New forensic DNA profiling technique on the horizon

A study recently conducted at the Circular Dichroism beamline (B23) here at Diamond Light Source could pave the way to a new forensic DNA profiling technique. Researchers hailing from the Ivanovo State University of Chemistry and Technology, Russia, The University of Southampton and Diamond investigated the application of specially designed DNA building blocks.

DNA is a versatile template that can be used for a variety of applications. It is made up of building blocks known as nucleotides (labelled A, C, G and T) which form long strands that bind to complementary sequences and give the familiar double helix. The nucleotides can be tailor made to build new functional molecules for biotechnology, analytics, or even materials science. 


Porphyrin-modified nucleotides in particular drew the attention of the scientists of this study as porphyrin strongly absorbs light; this molecule is derived from the natural haem and is also related to chlorophyll. They explored the properties of a zinc porphyrin 2’-deoxyuridine building block (ZnTPP-dU), but also cleverly designed a new porphyrin-derivative based on magnesium(II) 5,10,15,20-tetraaza porphine (porphyrazine, MgTAP-dU).
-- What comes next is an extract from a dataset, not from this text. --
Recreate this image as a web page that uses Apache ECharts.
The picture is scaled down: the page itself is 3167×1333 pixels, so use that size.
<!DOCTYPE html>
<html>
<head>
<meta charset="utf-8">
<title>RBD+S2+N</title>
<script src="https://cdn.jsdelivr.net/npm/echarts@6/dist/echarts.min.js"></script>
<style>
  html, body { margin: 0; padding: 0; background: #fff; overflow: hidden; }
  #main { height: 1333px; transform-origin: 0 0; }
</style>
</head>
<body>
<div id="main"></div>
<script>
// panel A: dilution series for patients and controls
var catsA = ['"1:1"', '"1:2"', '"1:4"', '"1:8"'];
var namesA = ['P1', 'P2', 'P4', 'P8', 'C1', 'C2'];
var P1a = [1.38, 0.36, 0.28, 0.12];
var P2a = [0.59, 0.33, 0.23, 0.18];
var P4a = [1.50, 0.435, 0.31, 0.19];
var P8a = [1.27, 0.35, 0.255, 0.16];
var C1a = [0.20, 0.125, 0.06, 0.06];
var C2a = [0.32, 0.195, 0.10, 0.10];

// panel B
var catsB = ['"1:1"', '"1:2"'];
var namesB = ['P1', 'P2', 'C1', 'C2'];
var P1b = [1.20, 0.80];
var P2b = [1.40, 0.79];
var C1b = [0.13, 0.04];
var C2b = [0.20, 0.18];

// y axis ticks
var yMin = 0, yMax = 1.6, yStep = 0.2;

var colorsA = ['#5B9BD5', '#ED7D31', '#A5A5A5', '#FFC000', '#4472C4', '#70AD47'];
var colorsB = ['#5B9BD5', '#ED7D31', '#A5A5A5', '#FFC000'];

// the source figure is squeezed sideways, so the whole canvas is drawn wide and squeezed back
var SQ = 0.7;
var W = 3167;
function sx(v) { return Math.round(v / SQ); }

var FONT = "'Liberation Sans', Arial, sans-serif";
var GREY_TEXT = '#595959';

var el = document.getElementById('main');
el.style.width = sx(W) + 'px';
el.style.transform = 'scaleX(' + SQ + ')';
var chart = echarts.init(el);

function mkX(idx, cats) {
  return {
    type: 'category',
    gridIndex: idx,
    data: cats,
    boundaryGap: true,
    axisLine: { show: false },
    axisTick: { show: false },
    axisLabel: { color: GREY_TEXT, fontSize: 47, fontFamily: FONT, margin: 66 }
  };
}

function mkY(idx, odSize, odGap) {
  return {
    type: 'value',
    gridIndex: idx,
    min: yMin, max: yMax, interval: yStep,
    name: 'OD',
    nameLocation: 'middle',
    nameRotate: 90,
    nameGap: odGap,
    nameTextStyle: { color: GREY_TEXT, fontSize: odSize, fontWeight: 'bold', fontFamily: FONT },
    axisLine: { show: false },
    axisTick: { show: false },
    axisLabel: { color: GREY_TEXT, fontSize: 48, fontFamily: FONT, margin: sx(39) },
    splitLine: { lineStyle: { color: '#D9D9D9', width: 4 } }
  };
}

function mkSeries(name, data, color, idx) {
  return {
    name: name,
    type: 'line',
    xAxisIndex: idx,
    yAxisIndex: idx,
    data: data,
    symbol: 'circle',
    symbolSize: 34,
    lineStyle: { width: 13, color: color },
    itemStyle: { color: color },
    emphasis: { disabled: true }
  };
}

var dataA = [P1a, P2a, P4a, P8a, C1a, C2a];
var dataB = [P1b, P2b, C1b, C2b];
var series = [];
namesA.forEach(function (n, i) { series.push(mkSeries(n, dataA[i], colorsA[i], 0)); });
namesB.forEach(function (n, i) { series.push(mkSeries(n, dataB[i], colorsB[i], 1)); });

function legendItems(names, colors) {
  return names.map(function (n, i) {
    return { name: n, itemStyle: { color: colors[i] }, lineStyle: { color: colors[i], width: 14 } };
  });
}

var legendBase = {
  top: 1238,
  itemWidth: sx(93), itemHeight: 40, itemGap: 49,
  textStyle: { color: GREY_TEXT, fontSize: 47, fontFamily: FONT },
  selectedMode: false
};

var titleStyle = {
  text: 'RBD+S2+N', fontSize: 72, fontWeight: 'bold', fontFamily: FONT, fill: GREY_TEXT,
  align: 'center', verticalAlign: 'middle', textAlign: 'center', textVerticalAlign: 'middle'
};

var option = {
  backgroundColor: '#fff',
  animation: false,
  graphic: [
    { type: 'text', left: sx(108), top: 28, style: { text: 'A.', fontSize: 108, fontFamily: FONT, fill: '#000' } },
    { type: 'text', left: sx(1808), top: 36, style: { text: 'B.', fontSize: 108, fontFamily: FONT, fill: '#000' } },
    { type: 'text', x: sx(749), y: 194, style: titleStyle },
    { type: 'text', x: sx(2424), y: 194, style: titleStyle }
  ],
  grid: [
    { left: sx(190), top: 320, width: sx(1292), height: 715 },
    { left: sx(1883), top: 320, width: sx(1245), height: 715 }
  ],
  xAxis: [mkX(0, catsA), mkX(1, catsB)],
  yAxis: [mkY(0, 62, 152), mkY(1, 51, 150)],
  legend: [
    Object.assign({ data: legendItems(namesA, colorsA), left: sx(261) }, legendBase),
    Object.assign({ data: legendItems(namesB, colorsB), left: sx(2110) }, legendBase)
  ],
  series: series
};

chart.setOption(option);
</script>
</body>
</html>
Both nucleosides were tested for their ability to bind to DNA, and their optical properties were analysed using spectroscopic techniques, including circular dichroism at B23. They found that the novel porphyrazine was highly fluorescent when bound to DNA, and decided to test its ability to detect forensically relevant short sections of DNA. They noted that its fluorescence was significantly increased in the presence of neighbouring nucleosides known as adenosine (A).

The stepwise increase in fluorescence upon increasing the number of nearby adenosines could predict the length of a section of DNA, and this makes porphyrazine highly suitable for the analysis of DNA sequences that contain multiple repeats of nucleotides. In fact, the team demonstrated that porphyrazine could quantify short tandem repeat sequences in short sections of DNA, which are used in DNA analysis of related organisms. This technique forms the basis of forensic DNA profiling to identify individuals based on their genetic material.

This new approach could see the development of other nucleosides bearing different fluorescent components to fully profile DNA.